Navratilova and Evert have grown closer over the years, but there was a time when they probably would have preferred to jam a racket down the other's throat. They didn't have much to do with one another, except on court. It was the women's tennis answer to Bjorn Borg-McEnroe as tennis shot to greater popularity, fueled by the spectacle of rivalries.

"People love rivalries," Navratilova says. "You've got to have rivalries, and we certainly had it going. Most of the times, one of us was No. 1 and the other was No. 2. It's hard to have a rivalry between No. 1 and No. 10 or No. 3 and No. 8 or whatever."

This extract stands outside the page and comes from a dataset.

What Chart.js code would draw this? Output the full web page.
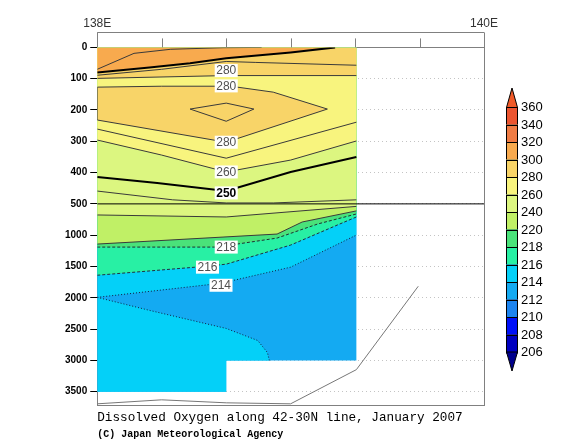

Navratilova says the reason she didn't get along with Evert was because she was being coached that way.

Nancy Lieberman, who had been a noted college basketball player at Old Dominion, began working with Navratilova to toughen her mental approach and to strengthen her body.

"There were a couple of years when I was beating Chris and Nancy was sort of saying, 'You've got to hate your opponents,' " Navratilova says. "So I got a little bit carried away with the killer instinct."

Evert says the first match that Lieberman saw Navratilova play was in Amelia Island, Fla., in 1981, the final of the Women's International Tennis Assn. championships. Evert won, 6-0, 6-0. At that point in the series, Evert had won 27 of the first 40 matches against Navratilova. After that match, Navratilova won 30 of the next 40.

"That was the turning point," Evert says. "I did her a favor beating her, 6-0, 6-0. Nancy was asking her how humiliating it was and that was the beginning of the new Martina, the whole physical edge."

Lieberman, now Lieberman-Cline, lives in Dallas with her husband and newborn son. She has a successful career as a television commentator for basketball games and runs a sports marketing company. She also has a softer definition of the killer instinct she instilled in Navratilova, with whom she was affiliated in the early 1980s.

"I just made her more competitive," Lieberman-Cline says. "For a time, she needed to go totally opposite to what she was because she was so passive. Mentally, she was competitive, but she had a lot of feeling for the people she was playing.

"The example was Chris--so mentally strong and dominating. Martina went out there to play tennis, and Chris went out there for war. In 1981, Martina needed to be pushed."

How a person is perceived is not in the control of that person. Navratilova is well aware of this truth, but she believes she is being perceived quite differently than in years past. She also believes how she is viewed relative to Evert is not as it once was.